January 10 marked the 41-year anniversary of a blizzard like none Omaha had seen before or since. It dumped more than 14 inches of snow with drifts up to 20 feet in some places. Winds, which reached 60 miles an hour, caused white-out conditions.
“We had an idea it was coming,” said OPPD retiree Bruce Hayden, who worked as a project manager for T&D at the time. “Of course we didn’t have all the forecasting technology that we have now,” he said.
“The storm hit and we worked a normal day,” recalled OPPD retiree Bill Stattler, who was a draftsman in Engineering back then. “We didn’t know it was going to be so bad.”
The electrical issues with this storm were fairly minor.
“The real problem wasn’t necessarily the outages,” Hayden said. “We had a few crews in, just in case, but that didn’t do much good. They couldn’t get around.”
That, as it turns out, would be the major issue for OPPD and the rest of the area – not outages, but mobility.
Stattler said his car broke down before he even got a chance to drive home in the snow.
“Fortunately, a co-worker, Rudy Padilla, came by and I ended up spending the whole weekend at his place before I could get dug out and get home. I just know there was way too much snow to deal with.”
Hayden was stuck somewhere a little less accommodating.
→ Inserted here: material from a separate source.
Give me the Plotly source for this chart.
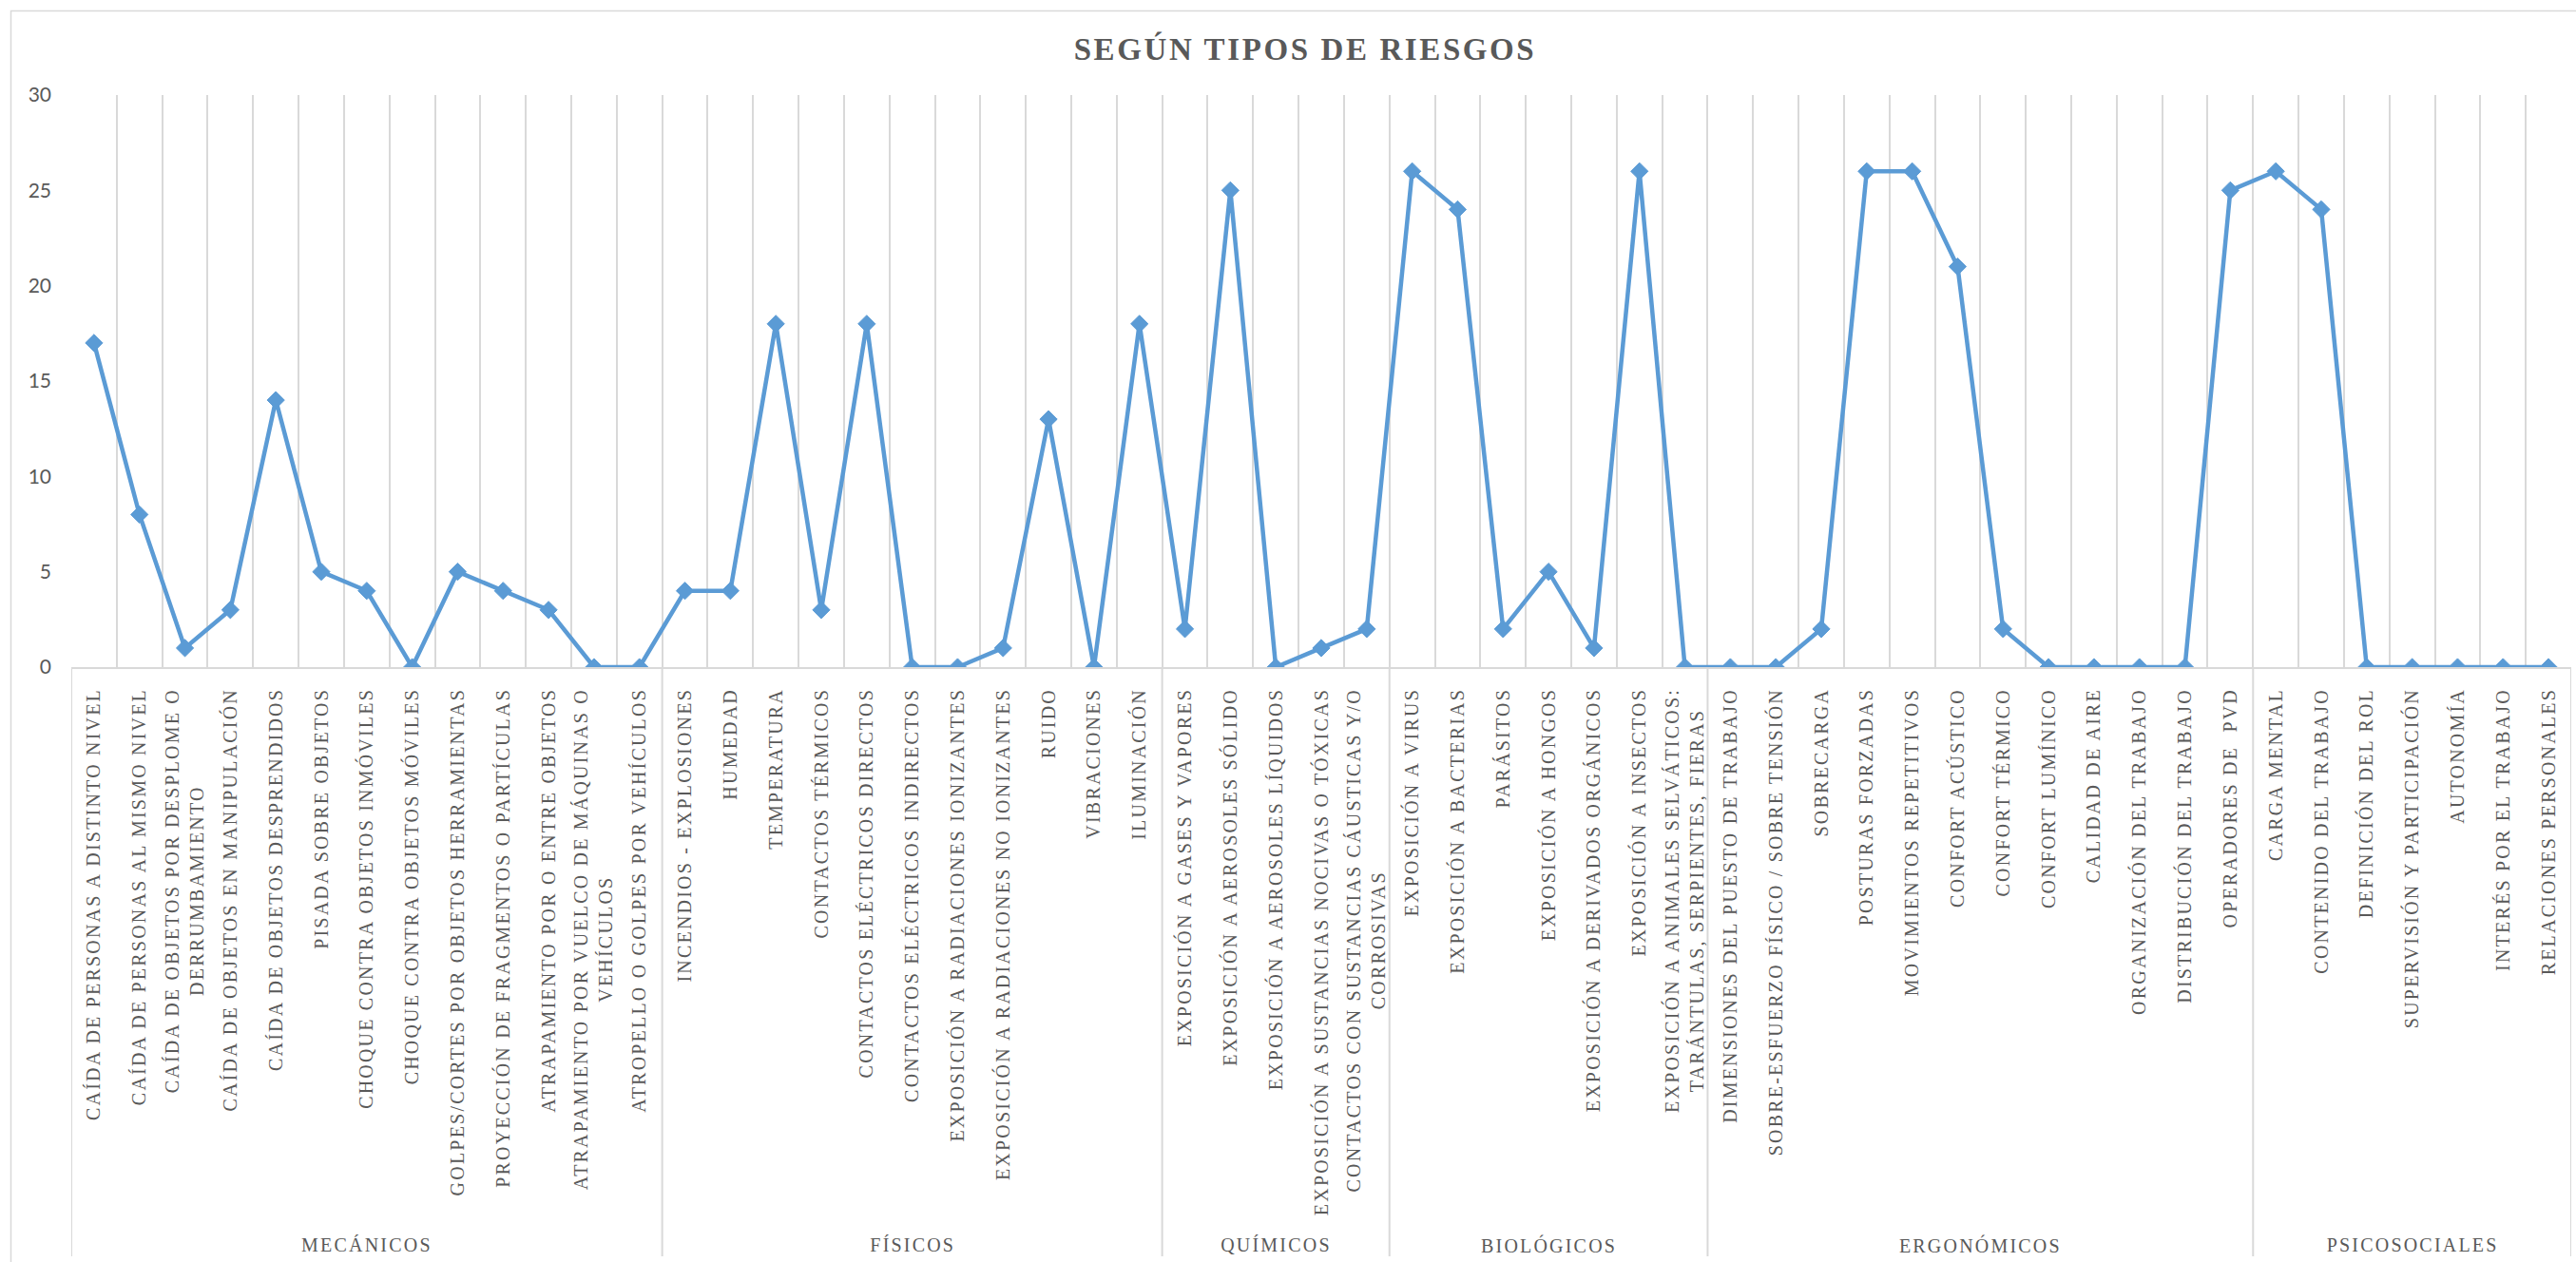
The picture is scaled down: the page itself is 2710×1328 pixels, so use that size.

He spent three nights at work at 43rd & Jones streets, where OPPD’s Energy Control Center is currently housed. A number of other employees were stuck right alongside him.
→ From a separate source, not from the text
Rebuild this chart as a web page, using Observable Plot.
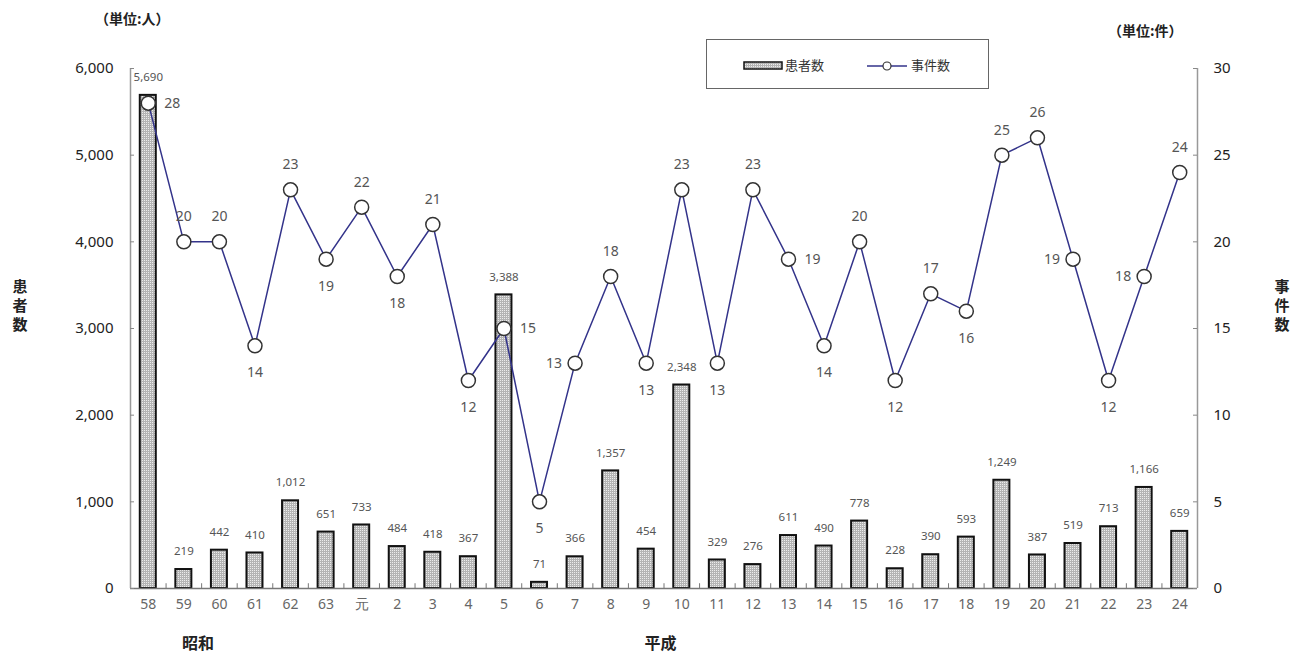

“The heating system couldn’t quite keep up, so we gathered up whatever we could, like bundles of bags from the store room, to try and stay warm. And then, of course, food became an issue.”
Hayden said at one point over that three days, a co-worker made it down to a sandwich shop at 25th & Farnam streets, and everybody managed to get a sandwich. But outside of that, they didn’t eat a whole lot.
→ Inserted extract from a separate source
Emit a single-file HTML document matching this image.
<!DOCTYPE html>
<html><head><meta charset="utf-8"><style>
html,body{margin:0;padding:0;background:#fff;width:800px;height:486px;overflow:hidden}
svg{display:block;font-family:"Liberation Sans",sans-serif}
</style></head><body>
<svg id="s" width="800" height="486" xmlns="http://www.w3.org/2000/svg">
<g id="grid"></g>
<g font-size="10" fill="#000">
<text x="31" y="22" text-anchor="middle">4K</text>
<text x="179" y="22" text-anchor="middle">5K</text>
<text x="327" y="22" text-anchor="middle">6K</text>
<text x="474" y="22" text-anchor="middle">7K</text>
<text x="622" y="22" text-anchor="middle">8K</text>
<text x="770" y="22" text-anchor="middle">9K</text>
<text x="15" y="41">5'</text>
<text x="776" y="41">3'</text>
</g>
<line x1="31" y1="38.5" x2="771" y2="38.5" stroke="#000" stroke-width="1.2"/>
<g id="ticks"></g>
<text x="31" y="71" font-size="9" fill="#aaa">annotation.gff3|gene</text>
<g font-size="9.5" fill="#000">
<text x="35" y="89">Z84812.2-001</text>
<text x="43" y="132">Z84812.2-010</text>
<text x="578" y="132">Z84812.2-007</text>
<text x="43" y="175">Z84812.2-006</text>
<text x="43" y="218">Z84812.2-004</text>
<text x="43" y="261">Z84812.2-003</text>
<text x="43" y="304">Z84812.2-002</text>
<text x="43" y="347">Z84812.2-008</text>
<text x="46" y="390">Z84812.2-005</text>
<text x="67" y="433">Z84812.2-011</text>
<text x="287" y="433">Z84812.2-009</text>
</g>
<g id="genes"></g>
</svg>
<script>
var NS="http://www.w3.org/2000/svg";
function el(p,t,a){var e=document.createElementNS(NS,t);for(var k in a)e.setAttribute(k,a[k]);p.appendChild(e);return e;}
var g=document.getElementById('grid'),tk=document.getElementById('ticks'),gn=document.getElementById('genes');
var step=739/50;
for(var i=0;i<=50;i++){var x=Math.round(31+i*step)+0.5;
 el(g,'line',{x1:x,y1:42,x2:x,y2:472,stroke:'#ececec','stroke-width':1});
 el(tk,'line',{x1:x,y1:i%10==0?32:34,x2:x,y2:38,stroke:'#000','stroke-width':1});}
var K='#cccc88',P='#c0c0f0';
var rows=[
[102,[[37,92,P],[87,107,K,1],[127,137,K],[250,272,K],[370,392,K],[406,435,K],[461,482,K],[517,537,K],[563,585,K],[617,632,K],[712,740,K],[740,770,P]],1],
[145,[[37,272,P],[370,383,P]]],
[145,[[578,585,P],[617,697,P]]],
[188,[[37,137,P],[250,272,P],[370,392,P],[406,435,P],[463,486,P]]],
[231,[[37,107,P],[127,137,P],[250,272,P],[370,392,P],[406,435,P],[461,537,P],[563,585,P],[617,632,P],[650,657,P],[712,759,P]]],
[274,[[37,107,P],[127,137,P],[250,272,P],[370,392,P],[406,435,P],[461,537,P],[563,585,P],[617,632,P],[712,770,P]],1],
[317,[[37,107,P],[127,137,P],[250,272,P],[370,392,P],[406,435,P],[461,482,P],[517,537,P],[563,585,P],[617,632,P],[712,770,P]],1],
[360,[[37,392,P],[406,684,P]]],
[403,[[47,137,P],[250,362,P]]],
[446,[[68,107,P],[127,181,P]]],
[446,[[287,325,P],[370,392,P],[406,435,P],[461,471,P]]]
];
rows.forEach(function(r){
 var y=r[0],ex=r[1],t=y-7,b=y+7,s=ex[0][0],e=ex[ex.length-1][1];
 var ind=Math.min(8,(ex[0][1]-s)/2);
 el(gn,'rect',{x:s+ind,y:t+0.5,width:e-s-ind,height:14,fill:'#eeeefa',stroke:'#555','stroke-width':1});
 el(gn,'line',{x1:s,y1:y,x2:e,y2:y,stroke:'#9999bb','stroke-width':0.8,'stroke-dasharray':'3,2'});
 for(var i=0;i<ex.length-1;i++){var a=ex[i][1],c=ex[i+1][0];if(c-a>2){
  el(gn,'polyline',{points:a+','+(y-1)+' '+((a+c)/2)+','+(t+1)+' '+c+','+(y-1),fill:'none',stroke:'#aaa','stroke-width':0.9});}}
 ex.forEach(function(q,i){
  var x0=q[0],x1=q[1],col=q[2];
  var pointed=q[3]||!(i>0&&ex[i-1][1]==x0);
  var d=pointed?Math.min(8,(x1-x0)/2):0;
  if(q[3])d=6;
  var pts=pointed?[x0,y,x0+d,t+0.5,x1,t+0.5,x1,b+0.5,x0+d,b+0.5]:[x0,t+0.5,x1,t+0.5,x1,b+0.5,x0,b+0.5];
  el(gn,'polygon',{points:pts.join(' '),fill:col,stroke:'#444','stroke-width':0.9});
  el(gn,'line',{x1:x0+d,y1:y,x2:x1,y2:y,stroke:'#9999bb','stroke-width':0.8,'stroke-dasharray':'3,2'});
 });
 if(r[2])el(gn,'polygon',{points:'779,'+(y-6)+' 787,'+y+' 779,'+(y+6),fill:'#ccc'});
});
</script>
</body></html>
Food was also an issue at Fort Calhoun Station, where approximately 40 employees were stuck, waiting out the storm. According to a story in the Blair Enterprise newspaper at the time, a C.B. radio enthusiast overheard the problem and got her husband involved. He made his way to the plant on a road grader carrying supplies that included eggs, ham, bologna, cheese, crackers, pickles and cigarettes.
The article said, “It took Mr. Campbell 2 ½ hours to make the round trip of less than two miles.”
The OPPD employees were among hundreds in and around the Omaha metro who were stranded at work. Some 10,000 cars were stuck on the roadways, as well.
OPPD crews in four-wheel drive vehicles and snowmobiles found themselves in the roles of rescuers several times. One crew picked up people injured in an accident, getting them to the hospital. Another, from the Papillion Service Center, assisted a Ralston Rescue squad when their ambulance became stuck. They got the squad to their destination, where they delivered a baby boy.
And yet another OPPD crew from the Papillion Service Center spotted a stranded motorist, Cindy Jenny, who’d left for home on foot when her car got stuck.
She became stranded and disoriented. After more than an hour outside trying to find her way she was beginning to succumb to her exhaustion. That’s when crew members Nick Foltz, Ray Johnson and Dale Mintken picked her up and saved her.
Still, 13 people lost their lives in that storm. A relative of Bruce Hayden was among them.
“My wife’s uncle tried to help someone with a stalled car and suffered a heart attack.” Hayden said.
His oldest son tried to make his way through the snow to help comfort his grandmother, but got stuck and suffered from hypothermia. He credits his wife, Roxanne, for handling these hardships – not to mention a malfunctioning furnace – on her own, while he was stranded at work.
“We were just praying there wouldn’t be many outages,” he said. And there weren’t. “We were fortunate we didn’t have a lot of ice before this storm came. If we had, it would be a completely different story.”